Nevada Gaming Commission Chairman Tony Alamo says he likes daily fantasy sports, but "Nevada is the gold standard ... there's just not an appetite for 'regulation light' or 'regulation not at all.'"

Daily fantasy sports sites flooded the airwaves with TV commercials last fall, offering players quick payouts based on the performance of real-life athletes assembled into "fantasy" teams. The companies disputed that the activity was gambling, arguing that they offered games of skill and were exempt under a fantasy sports clause in the 2006 Unlawful Internet Gambling Enforcement Act.

Nevada regulators say site executives sometimes used the term "betting" to describe their own product and needed casino licenses. They ordered the companies to halt play last October.

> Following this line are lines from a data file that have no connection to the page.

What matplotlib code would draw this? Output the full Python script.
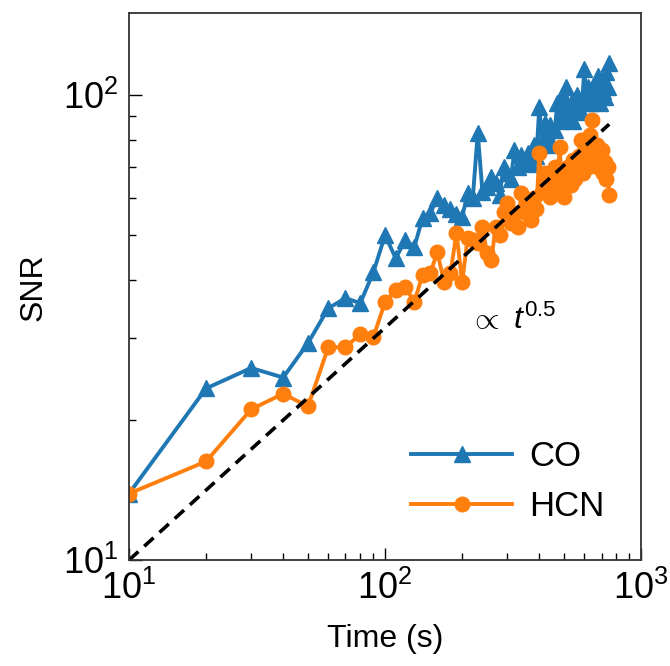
import numpy as np
import matplotlib
matplotlib.use("Agg")
import matplotlib.pyplot as plt

plt.rcParams['font.family'] = ['Liberation Sans', 'DejaVu Sans']
plt.rcParams['mathtext.fontset'] = 'custom'
plt.rcParams['mathtext.rm'] = 'Liberation Sans'
plt.rcParams['mathtext.it'] = 'Liberation Sans:italic'

# time axis, one point every 10 s
t = np.arange(10, 760, 10)

snr_co = [13.9, 23.4, 25.9, 24.7, 29.3, 34.8, 36.6, 35.7, 41.6, 50.0,
          44.6, 48.8, 47.1, 54.4, 55.7, 60.0, 58.0, 57.0, 55.5, 54.7,
          61.5, 60.0, 83.0, 62.0, 63.4, 66.7, 64.7, 61.0, 70.0, 67.9,
          66.0, 76.2, 70.0, 74.3, 72.0, 75.0, 71.0, 78.0, 74.0, 94.2,
          80.0, 87.1, 82.0, 86.3, 78.0, 84.0, 96.1, 88.0, 99.2, 92.0,
          104.0, 90.0, 96.0, 88.0, 96.0, 100.0, 94.0, 92.0, 99.0, 114.0,
          96.0, 104.0, 96.0, 100.0, 104.0, 98.0, 102.0, 110.0, 96.0, 108.0,
          102.0, 99.0, 112.0, 104.0, 117.0]

snr_hcn = [13.9, 16.3, 21.1, 22.8, 21.4, 28.7, 28.7, 30.6, 30.2, 35.9,
           38.1, 38.7, 35.9, 41.0, 41.4, 45.9, 39.6, 41.4, 50.5, 39.6,
           49.2, 48.7, 48.0, 52.0, 45.7, 44.2, 52.0, 50.0, 56.0, 58.6,
           53.1, 55.7, 52.0, 61.5, 56.0, 58.6, 54.0, 60.0, 57.0, 75.0,
           62.0, 67.9, 64.0, 60.3, 66.0, 70.0, 62.0, 77.3, 66.0, 60.3,
           68.0, 70.0, 64.0, 72.4, 66.0, 70.0, 74.0, 80.0, 68.0, 72.0,
           76.0, 70.0, 82.0, 88.3, 76.2, 72.0, 78.0, 70.0, 74.0, 76.2,
           68.0, 72.0, 66.0, 70.0, 61.0]

fig = plt.figure(figsize=(6.7, 6.66), dpi=100)
ax = fig.add_axes([0.1925, 0.159, 0.7645, 0.821])

ax.plot(t, snr_co, color='#1f77b4', marker='^', markersize=11, lw=2.8, label='CO')
ax.plot(t, snr_hcn, color='#ff7f0e', marker='o', markersize=10.5, lw=2.8, label='HCN')

# t^0.5 guide line
t_fit = np.array([10, 750])
ax.plot(t_fit, np.sqrt(10 * t_fit), color='black', ls=(0, (3.5, 2.2)), lw=2.6)
ax.text(212, 32.8, r'$\propto\ t^{0.5}$', fontsize=23, va='center')

ax.set_xscale('log')
ax.set_yscale('log')
ax.set_xlim(10, 1000)
ax.set_ylim(10, 150)

ax.set_xlabel('Time (s)', fontsize=23, labelpad=12)
ax.set_ylabel('SNR', fontsize=23, labelpad=10)
ax.tick_params(which='both', direction='in', labelsize=26, width=1)
ax.tick_params(which='major', length=9, pad=8)
ax.tick_params(which='minor', length=5)
ax.yaxis.set_minor_formatter(matplotlib.ticker.NullFormatter())

for s in ax.spines.values():
    s.set_linewidth(1.3)
    s.set_color('#333333')

ax.legend(loc='lower right', frameon=False, fontsize=25, handlelength=2.9,
          bbox_to_anchor=(0.99, 0.01), handletextpad=0.5, labelspacing=0.5)

fig.savefig('out.png', dpi=100)
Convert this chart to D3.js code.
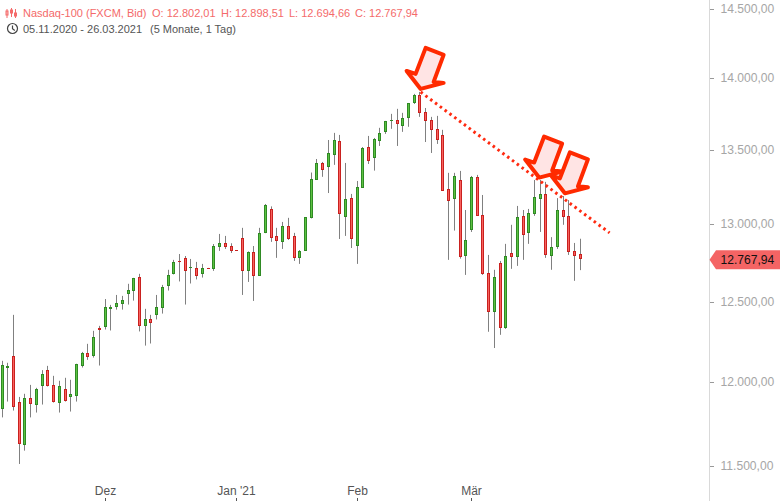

DraftKings and FanDuel also ceased operations in states such as Illinois and New York. The industry has lobbied states to approve laws to regulate the sites and since then, eight states have done so.

New York, a huge market for the sites, cleared five companies Monday to operate under a new state law that requires operators pay a $50,000 annual fee and a 15 percent tax on revenue.

The proposal presented to Nevada officials on Tuesday calls for a $10,000 annual licensing fee for larger operators and would require owners with at least a 15 percent stake in a company to identify themselves to the state.

Members of the committee said they were disappointed that the five-page proposal was so short and excluded background checks — an important step for the Nevada casino industry that's worked for decades to shed associations to organized crime. They also questioned whether daily fantasy sports would bring jobs and revenue to the state.

Lawyer Scott Ward, who represents Fan Duel and Draft Kings, said he was willing to work with Nevada further to come up with a more agreeable proposal.